- BRIEF: Retype the whole listing, please, keeping every line exact and dropping the pictures.

□ □ □ □ □

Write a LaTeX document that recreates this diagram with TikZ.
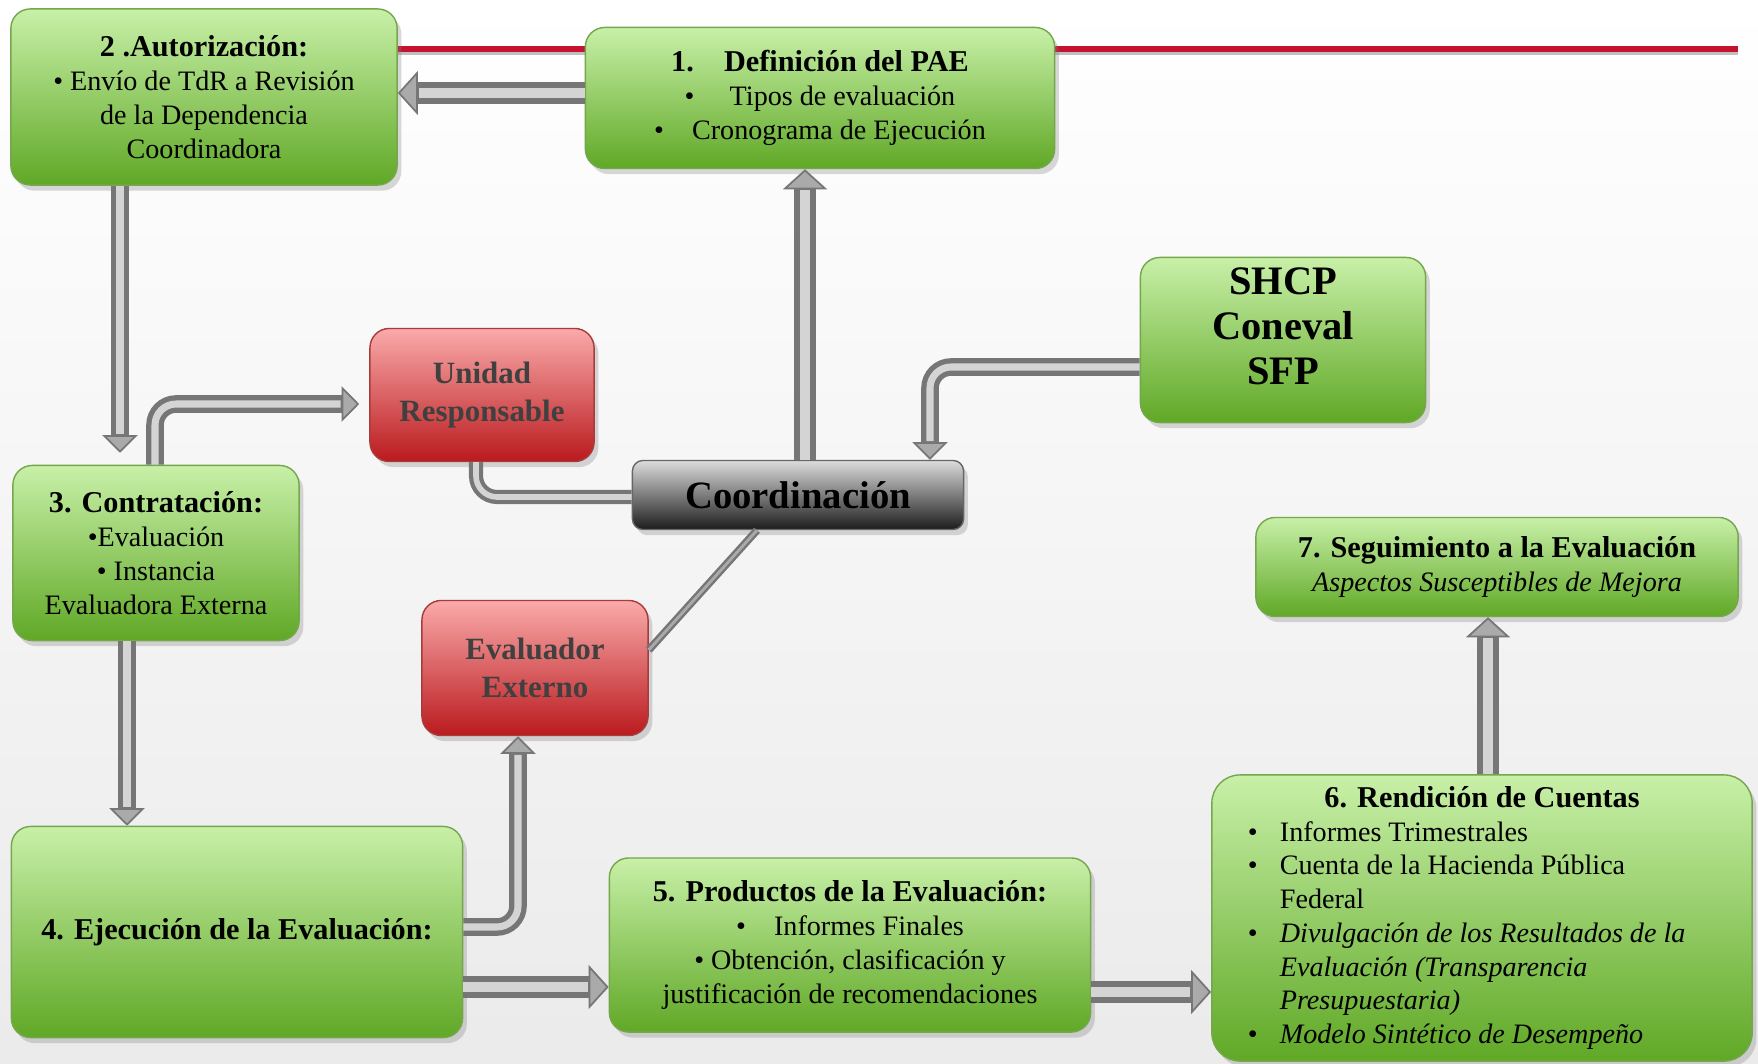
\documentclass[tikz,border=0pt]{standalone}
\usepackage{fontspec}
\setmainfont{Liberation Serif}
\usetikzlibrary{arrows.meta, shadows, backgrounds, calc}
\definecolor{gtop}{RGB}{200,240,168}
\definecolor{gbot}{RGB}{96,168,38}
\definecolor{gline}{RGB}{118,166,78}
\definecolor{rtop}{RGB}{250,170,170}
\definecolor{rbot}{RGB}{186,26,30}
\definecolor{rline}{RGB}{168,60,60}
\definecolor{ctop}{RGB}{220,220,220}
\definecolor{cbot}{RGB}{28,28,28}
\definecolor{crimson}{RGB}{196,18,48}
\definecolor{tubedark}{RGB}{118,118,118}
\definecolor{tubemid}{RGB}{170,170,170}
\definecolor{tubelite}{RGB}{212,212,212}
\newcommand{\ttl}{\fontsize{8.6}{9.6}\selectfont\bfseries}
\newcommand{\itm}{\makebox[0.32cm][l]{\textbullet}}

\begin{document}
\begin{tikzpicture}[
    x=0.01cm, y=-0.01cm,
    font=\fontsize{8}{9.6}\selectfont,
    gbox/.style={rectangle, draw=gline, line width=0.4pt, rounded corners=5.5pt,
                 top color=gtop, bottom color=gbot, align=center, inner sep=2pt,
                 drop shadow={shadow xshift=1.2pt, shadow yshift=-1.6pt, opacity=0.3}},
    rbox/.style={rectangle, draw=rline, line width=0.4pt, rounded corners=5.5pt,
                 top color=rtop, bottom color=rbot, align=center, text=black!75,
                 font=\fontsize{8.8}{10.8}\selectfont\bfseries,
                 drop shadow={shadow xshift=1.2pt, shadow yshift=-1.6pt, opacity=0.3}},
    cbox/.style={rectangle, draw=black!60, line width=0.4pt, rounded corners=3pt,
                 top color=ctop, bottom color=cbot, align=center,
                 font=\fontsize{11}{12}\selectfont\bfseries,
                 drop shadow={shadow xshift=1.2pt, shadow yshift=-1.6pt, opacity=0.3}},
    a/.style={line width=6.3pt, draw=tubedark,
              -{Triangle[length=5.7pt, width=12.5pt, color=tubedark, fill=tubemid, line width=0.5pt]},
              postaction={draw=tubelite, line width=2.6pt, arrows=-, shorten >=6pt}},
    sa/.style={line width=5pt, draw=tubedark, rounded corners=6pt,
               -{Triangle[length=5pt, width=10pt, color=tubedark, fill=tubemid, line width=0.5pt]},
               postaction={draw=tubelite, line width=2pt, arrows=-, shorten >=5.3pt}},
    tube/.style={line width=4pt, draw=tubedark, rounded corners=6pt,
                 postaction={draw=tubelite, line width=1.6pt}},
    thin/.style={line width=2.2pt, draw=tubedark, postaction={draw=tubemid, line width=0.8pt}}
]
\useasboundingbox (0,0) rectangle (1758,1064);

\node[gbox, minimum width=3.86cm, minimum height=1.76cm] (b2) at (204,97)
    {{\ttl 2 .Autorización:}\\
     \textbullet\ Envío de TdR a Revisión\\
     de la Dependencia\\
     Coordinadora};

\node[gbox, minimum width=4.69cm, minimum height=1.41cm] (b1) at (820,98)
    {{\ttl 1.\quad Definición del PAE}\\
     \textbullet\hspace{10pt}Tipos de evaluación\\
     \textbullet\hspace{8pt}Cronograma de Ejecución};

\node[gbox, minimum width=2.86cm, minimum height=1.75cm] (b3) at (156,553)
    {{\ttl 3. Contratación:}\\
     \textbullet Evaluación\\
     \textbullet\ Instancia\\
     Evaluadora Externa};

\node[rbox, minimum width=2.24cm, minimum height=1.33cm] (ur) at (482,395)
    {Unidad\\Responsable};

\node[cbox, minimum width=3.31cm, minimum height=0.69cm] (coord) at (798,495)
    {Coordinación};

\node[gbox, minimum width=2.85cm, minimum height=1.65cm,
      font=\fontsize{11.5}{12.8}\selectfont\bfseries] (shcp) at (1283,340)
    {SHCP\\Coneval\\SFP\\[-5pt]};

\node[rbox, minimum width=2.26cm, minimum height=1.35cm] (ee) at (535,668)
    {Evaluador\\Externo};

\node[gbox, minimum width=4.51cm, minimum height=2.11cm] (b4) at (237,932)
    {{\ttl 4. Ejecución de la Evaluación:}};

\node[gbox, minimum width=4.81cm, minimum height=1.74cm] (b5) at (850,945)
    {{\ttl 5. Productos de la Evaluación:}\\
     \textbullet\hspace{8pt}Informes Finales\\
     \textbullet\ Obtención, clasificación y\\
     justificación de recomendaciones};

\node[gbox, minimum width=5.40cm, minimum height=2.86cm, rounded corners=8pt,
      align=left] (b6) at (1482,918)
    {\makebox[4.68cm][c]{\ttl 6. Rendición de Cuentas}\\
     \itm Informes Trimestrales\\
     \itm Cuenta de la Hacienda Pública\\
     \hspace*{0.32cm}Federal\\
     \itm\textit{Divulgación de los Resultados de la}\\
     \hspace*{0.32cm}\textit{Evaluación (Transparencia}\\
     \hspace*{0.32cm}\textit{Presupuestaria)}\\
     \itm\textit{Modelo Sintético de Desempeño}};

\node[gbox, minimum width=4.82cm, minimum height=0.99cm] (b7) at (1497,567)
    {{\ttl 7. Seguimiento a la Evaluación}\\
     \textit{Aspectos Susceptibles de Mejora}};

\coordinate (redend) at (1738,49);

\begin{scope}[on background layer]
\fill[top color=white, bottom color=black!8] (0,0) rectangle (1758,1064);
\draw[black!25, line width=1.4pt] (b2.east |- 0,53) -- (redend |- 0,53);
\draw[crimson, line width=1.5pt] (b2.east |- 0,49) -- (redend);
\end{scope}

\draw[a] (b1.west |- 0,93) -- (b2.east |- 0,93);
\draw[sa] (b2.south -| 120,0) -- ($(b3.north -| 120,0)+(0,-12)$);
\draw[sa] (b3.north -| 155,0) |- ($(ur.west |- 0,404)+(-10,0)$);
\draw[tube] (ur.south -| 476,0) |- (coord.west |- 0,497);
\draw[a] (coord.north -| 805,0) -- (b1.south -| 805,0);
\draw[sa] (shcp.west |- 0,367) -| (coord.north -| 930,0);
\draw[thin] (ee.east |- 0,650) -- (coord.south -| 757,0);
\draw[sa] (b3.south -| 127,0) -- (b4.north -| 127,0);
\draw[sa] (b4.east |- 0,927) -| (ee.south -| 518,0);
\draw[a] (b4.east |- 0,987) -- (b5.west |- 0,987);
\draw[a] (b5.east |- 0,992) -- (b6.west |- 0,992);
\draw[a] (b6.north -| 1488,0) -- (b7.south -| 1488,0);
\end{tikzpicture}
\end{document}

□ □ □ □ □

- RESULT:
Write a LaTeX document that recreates this diagram with TikZ.
\documentclass[tikz,border=0pt]{standalone}
\usepackage{fontspec}
\setmainfont{Liberation Serif}
\usetikzlibrary{arrows.meta, shadows, backgrounds, calc}
\definecolor{gtop}{RGB}{200,240,168}
\definecolor{gbot}{RGB}{96,168,38}
\definecolor{gline}{RGB}{118,166,78}
\definecolor{rtop}{RGB}{250,170,170}
\definecolor{rbot}{RGB}{186,26,30}
\definecolor{rline}{RGB}{168,60,60}
\definecolor{ctop}{RGB}{220,220,220}
\definecolor{cbot}{RGB}{28,28,28}
\definecolor{crimson}{RGB}{196,18,48}
\definecolor{tubedark}{RGB}{118,118,118}
\definecolor{tubemid}{RGB}{170,170,170}
\definecolor{tubelite}{RGB}{212,212,212}
\newcommand{\ttl}{\fontsize{8.6}{9.6}\selectfont\bfseries}
\newcommand{\itm}{\makebox[0.32cm][l]{\textbullet}}

\begin{document}
\begin{tikzpicture}[
    x=0.01cm, y=-0.01cm,
    font=\fontsize{8}{9.6}\selectfont,
    gbox/.style={rectangle, draw=gline, line width=0.4pt, rounded corners=5.5pt,
                 top color=gtop, bottom color=gbot, align=center, inner sep=2pt,
                 drop shadow={shadow xshift=1.2pt, shadow yshift=-1.6pt, opacity=0.3}},
    rbox/.style={rectangle, draw=rline, line width=0.4pt, rounded corners=5.5pt,
                 top color=rtop, bottom color=rbot, align=center, text=black!75,
                 font=\fontsize{8.8}{10.8}\selectfont\bfseries,
                 drop shadow={shadow xshift=1.2pt, shadow yshift=-1.6pt, opacity=0.3}},
    cbox/.style={rectangle, draw=black!60, line width=0.4pt, rounded corners=3pt,
                 top color=ctop, bottom color=cbot, align=center,
                 font=\fontsize{11}{12}\selectfont\bfseries,
                 drop shadow={shadow xshift=1.2pt, shadow yshift=-1.6pt, opacity=0.3}},
    a/.style={line width=6.3pt, draw=tubedark,
              -{Triangle[length=5.7pt, width=12.5pt, color=tubedark, fill=tubemid, line width=0.5pt]},
              postaction={draw=tubelite, line width=2.6pt, arrows=-, shorten >=6pt}},
    sa/.style={line width=5pt, draw=tubedark, rounded corners=6pt,
               -{Triangle[length=5pt, width=10pt, color=tubedark, fill=tubemid, line width=0.5pt]},
               postaction={draw=tubelite, line width=2pt, arrows=-, shorten >=5.3pt}},
    tube/.style={line width=4pt, draw=tubedark, rounded corners=6pt,
                 postaction={draw=tubelite, line width=1.6pt}},
    thin/.style={line width=2.2pt, draw=tubedark, postaction={draw=tubemid, line width=0.8pt}}
]
\useasboundingbox (0,0) rectangle (1758,1064);

\node[gbox, minimum width=3.86cm, minimum height=1.76cm] (b2) at (204,97)
    {{\ttl 2 .Autorización:}\\
     \textbullet\ Envío de TdR a Revisión\\
     de la Dependencia\\
     Coordinadora};

\node[gbox, minimum width=4.69cm, minimum height=1.41cm] (b1) at (820,98)
    {{\ttl 1.\quad Definición del PAE}\\
     \textbullet\hspace{10pt}Tipos de evaluación\\
     \textbullet\hspace{8pt}Cronograma de Ejecución};

\node[gbox, minimum width=2.86cm, minimum height=1.75cm] (b3) at (156,553)
    {{\ttl 3. Contratación:}\\
     \textbullet Evaluación\\
     \textbullet\ Instancia\\
     Evaluadora Externa};

\node[rbox, minimum width=2.24cm, minimum height=1.33cm] (ur) at (482,395)
    {Unidad\\Responsable};

\node[cbox, minimum width=3.31cm, minimum height=0.69cm] (coord) at (798,495)
    {Coordinación};

\node[gbox, minimum width=2.85cm, minimum height=1.65cm,
      font=\fontsize{11.5}{12.8}\selectfont\bfseries] (shcp) at (1283,340)
    {SHCP\\Coneval\\SFP\\[-5pt]};

\node[rbox, minimum width=2.26cm, minimum height=1.35cm] (ee) at (535,668)
    {Evaluador\\Externo};

\node[gbox, minimum width=4.51cm, minimum height=2.11cm] (b4) at (237,932)
    {{\ttl 4. Ejecución de la Evaluación:}};

\node[gbox, minimum width=4.81cm, minimum height=1.74cm] (b5) at (850,945)
    {{\ttl 5. Productos de la Evaluación:}\\
     \textbullet\hspace{8pt}Informes Finales\\
     \textbullet\ Obtención, clasificación y\\
     justificación de recomendaciones};

\node[gbox, minimum width=5.40cm, minimum height=2.86cm, rounded corners=8pt,
      align=left] (b6) at (1482,918)
    {\makebox[4.68cm][c]{\ttl 6. Rendición de Cuentas}\\
     \itm Informes Trimestrales\\
     \itm Cuenta de la Hacienda Pública\\
     \hspace*{0.32cm}Federal\\
     \itm\textit{Divulgación de los Resultados de la}\\
     \hspace*{0.32cm}\textit{Evaluación (Transparencia}\\
     \hspace*{0.32cm}\textit{Presupuestaria)}\\
     \itm\textit{Modelo Sintético de Desempeño}};

\node[gbox, minimum width=4.82cm, minimum height=0.99cm] (b7) at (1497,567)
    {{\ttl 7. Seguimiento a la Evaluación}\\
     \textit{Aspectos Susceptibles de Mejora}};

\coordinate (redend) at (1738,49);

\begin{scope}[on background layer]
\fill[top color=white, bottom color=black!8] (0,0) rectangle (1758,1064);
\draw[black!25, line width=1.4pt] (b2.east |- 0,53) -- (redend |- 0,53);
\draw[crimson, line width=1.5pt] (b2.east |- 0,49) -- (redend);
\end{scope}

\draw[a] (b1.west |- 0,93) -- (b2.east |- 0,93);
\draw[sa] (b2.south -| 120,0) -- ($(b3.north -| 120,0)+(0,-12)$);
\draw[sa] (b3.north -| 155,0) |- ($(ur.west |- 0,404)+(-10,0)$);
\draw[tube] (ur.south -| 476,0) |- (coord.west |- 0,497);
\draw[a] (coord.north -| 805,0) -- (b1.south -| 805,0);
\draw[sa] (shcp.west |- 0,367) -| (coord.north -| 930,0);
\draw[thin] (ee.east |- 0,650) -- (coord.south -| 757,0);
\draw[sa] (b3.south -| 127,0) -- (b4.north -| 127,0);
\draw[sa] (b4.east |- 0,927) -| (ee.south -| 518,0);
\draw[a] (b4.east |- 0,987) -- (b5.west |- 0,987);
\draw[a] (b5.east |- 0,992) -- (b6.west |- 0,992);
\draw[a] (b6.north -| 1488,0) -- (b7.south -| 1488,0);
\end{tikzpicture}
\end{document}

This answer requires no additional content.